# [GIVEN DATA]
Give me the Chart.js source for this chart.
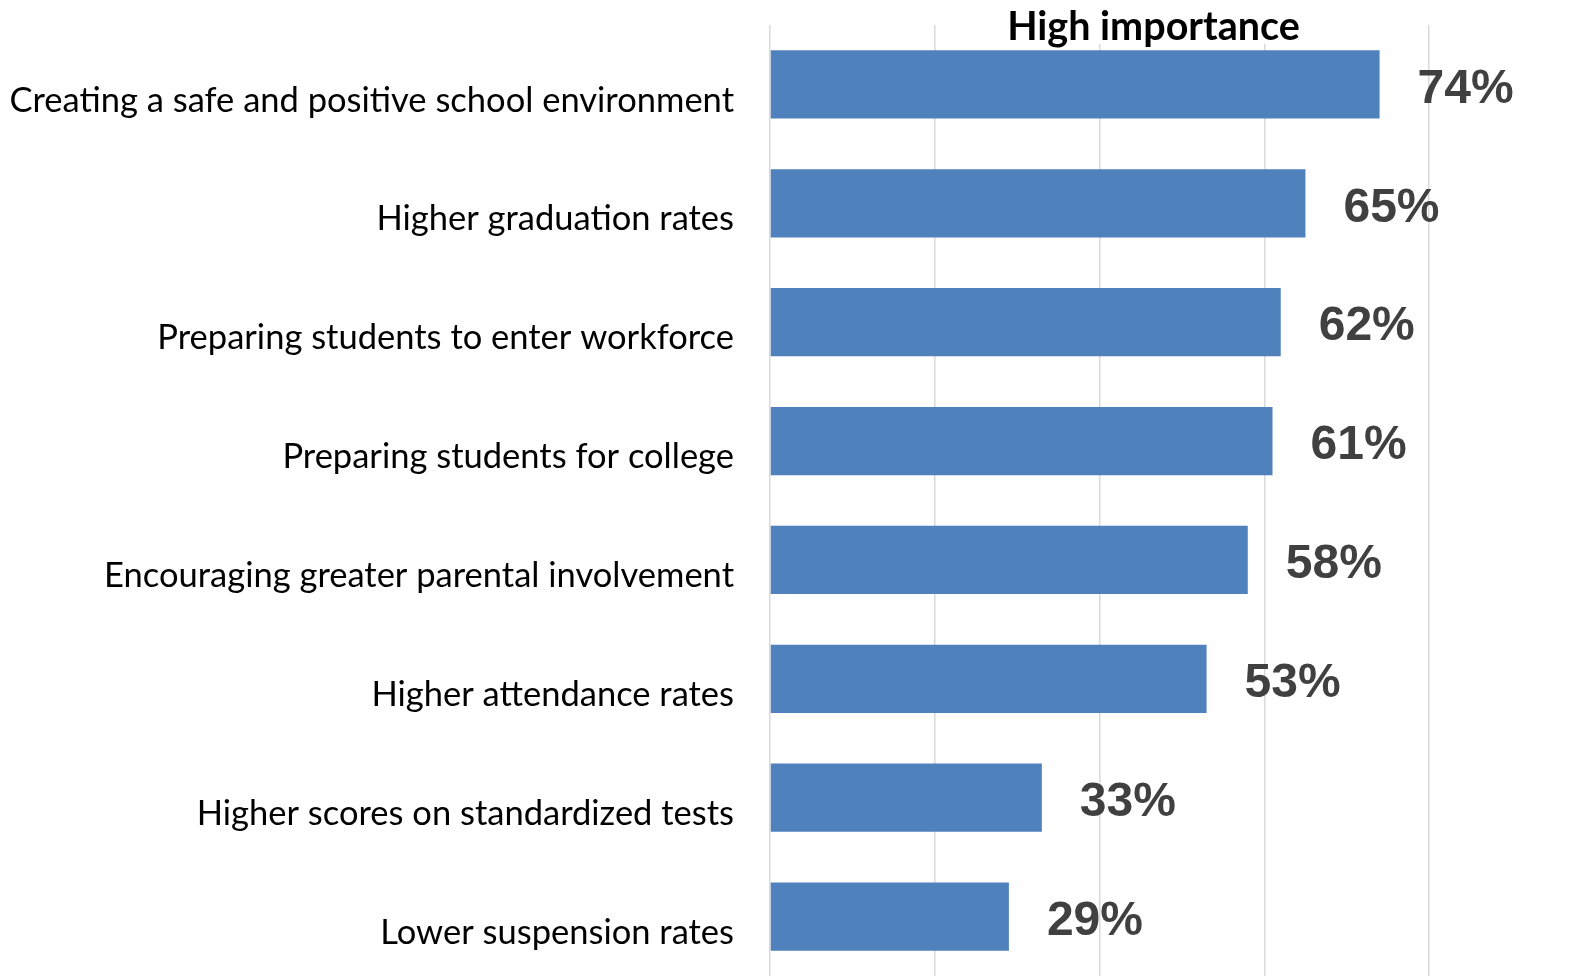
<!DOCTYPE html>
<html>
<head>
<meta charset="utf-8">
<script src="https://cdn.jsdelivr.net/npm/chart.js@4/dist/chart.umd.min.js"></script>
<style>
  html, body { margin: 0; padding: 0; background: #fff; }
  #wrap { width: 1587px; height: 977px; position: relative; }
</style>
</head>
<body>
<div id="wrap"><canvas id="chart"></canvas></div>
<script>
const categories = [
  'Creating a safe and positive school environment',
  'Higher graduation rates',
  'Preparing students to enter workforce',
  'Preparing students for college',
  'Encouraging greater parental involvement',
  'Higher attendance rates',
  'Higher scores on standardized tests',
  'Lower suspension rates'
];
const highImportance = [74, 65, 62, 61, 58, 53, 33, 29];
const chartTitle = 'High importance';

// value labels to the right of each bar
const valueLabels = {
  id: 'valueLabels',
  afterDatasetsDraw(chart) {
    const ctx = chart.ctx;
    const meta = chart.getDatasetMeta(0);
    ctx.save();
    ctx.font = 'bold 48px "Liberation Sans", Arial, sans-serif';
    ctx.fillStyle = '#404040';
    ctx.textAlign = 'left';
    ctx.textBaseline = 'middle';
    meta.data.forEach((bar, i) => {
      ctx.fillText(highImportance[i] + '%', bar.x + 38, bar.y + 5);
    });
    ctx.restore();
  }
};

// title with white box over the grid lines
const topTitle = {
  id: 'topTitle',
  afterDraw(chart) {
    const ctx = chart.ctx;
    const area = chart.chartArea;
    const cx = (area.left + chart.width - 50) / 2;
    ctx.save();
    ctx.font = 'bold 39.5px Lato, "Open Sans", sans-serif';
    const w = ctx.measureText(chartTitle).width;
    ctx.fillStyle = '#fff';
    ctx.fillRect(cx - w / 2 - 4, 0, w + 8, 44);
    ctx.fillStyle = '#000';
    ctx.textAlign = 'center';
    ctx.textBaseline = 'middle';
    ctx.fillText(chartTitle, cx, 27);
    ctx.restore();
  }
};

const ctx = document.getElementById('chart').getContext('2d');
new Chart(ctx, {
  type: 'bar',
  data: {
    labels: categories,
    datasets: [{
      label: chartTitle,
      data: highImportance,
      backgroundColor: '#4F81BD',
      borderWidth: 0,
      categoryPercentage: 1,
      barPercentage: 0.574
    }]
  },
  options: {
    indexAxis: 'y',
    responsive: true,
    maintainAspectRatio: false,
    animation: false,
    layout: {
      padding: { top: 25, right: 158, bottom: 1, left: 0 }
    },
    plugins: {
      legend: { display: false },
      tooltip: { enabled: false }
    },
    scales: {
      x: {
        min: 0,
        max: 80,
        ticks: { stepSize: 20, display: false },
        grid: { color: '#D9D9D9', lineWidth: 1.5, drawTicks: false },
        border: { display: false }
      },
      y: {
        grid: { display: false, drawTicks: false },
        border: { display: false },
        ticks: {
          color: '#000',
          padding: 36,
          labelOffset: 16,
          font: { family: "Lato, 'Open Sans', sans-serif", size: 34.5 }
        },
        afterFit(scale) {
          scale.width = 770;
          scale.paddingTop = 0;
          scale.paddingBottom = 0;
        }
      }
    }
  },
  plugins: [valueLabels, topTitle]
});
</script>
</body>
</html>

# [PROBLEM STATEMENT]
Reproduce the full material exactly, excluding the pictures.

# [REPLY]
Give me the Chart.js source for this chart.
<!DOCTYPE html>
<html>
<head>
<meta charset="utf-8">
<script src="https://cdn.jsdelivr.net/npm/chart.js@4/dist/chart.umd.min.js"></script>
<style>
  html, body { margin: 0; padding: 0; background: #fff; }
  #wrap { width: 1587px; height: 977px; position: relative; }
</style>
</head>
<body>
<div id="wrap"><canvas id="chart"></canvas></div>
<script>
const categories = [
  'Creating a safe and positive school environment',
  'Higher graduation rates',
  'Preparing students to enter workforce',
  'Preparing students for college',
  'Encouraging greater parental involvement',
  'Higher attendance rates',
  'Higher scores on standardized tests',
  'Lower suspension rates'
];
const highImportance = [74, 65, 62, 61, 58, 53, 33, 29];
const chartTitle = 'High importance';

// value labels to the right of each bar
const valueLabels = {
  id: 'valueLabels',
  afterDatasetsDraw(chart) {
    const ctx = chart.ctx;
    const meta = chart.getDatasetMeta(0);
    ctx.save();
    ctx.font = 'bold 48px "Liberation Sans", Arial, sans-serif';
    ctx.fillStyle = '#404040';
    ctx.textAlign = 'left';
    ctx.textBaseline = 'middle';
    meta.data.forEach((bar, i) => {
      ctx.fillText(highImportance[i] + '%', bar.x + 38, bar.y + 5);
    });
    ctx.restore();
  }
};

// title with white box over the grid lines
const topTitle = {
  id: 'topTitle',
  afterDraw(chart) {
    const ctx = chart.ctx;
    const area = chart.chartArea;
    const cx = (area.left + chart.width - 50) / 2;
    ctx.save();
    ctx.font = 'bold 39.5px Lato, "Open Sans", sans-serif';
    const w = ctx.measureText(chartTitle).width;
    ctx.fillStyle = '#fff';
    ctx.fillRect(cx - w / 2 - 4, 0, w + 8, 44);
    ctx.fillStyle = '#000';
    ctx.textAlign = 'center';
    ctx.textBaseline = 'middle';
    ctx.fillText(chartTitle, cx, 27);
    ctx.restore();
  }
};

const ctx = document.getElementById('chart').getContext('2d');
new Chart(ctx, {
  type: 'bar',
  data: {
    labels: categories,
    datasets: [{
      label: chartTitle,
      data: highImportance,
      backgroundColor: '#4F81BD',
      borderWidth: 0,
      categoryPercentage: 1,
      barPercentage: 0.574
    }]
  },
  options: {
    indexAxis: 'y',
    responsive: true,
    maintainAspectRatio: false,
    animation: false,
    layout: {
      padding: { top: 25, right: 158, bottom: 1, left: 0 }
    },
    plugins: {
      legend: { display: false },
      tooltip: { enabled: false }
    },
    scales: {
      x: {
        min: 0,
        max: 80,
        ticks: { stepSize: 20, display: false },
        grid: { color: '#D9D9D9', lineWidth: 1.5, drawTicks: false },
        border: { display: false }
      },
      y: {
        grid: { display: false, drawTicks: false },
        border: { display: false },
        ticks: {
          color: '#000',
          padding: 36,
          labelOffset: 16,
          font: { family: "Lato, 'Open Sans', sans-serif", size: 34.5 }
        },
        afterFit(scale) {
          scale.width = 770;
          scale.paddingTop = 0;
          scale.paddingBottom = 0;
        }
      }
    }
  },
  plugins: [valueLabels, topTitle]
});
</script>
</body>
</html>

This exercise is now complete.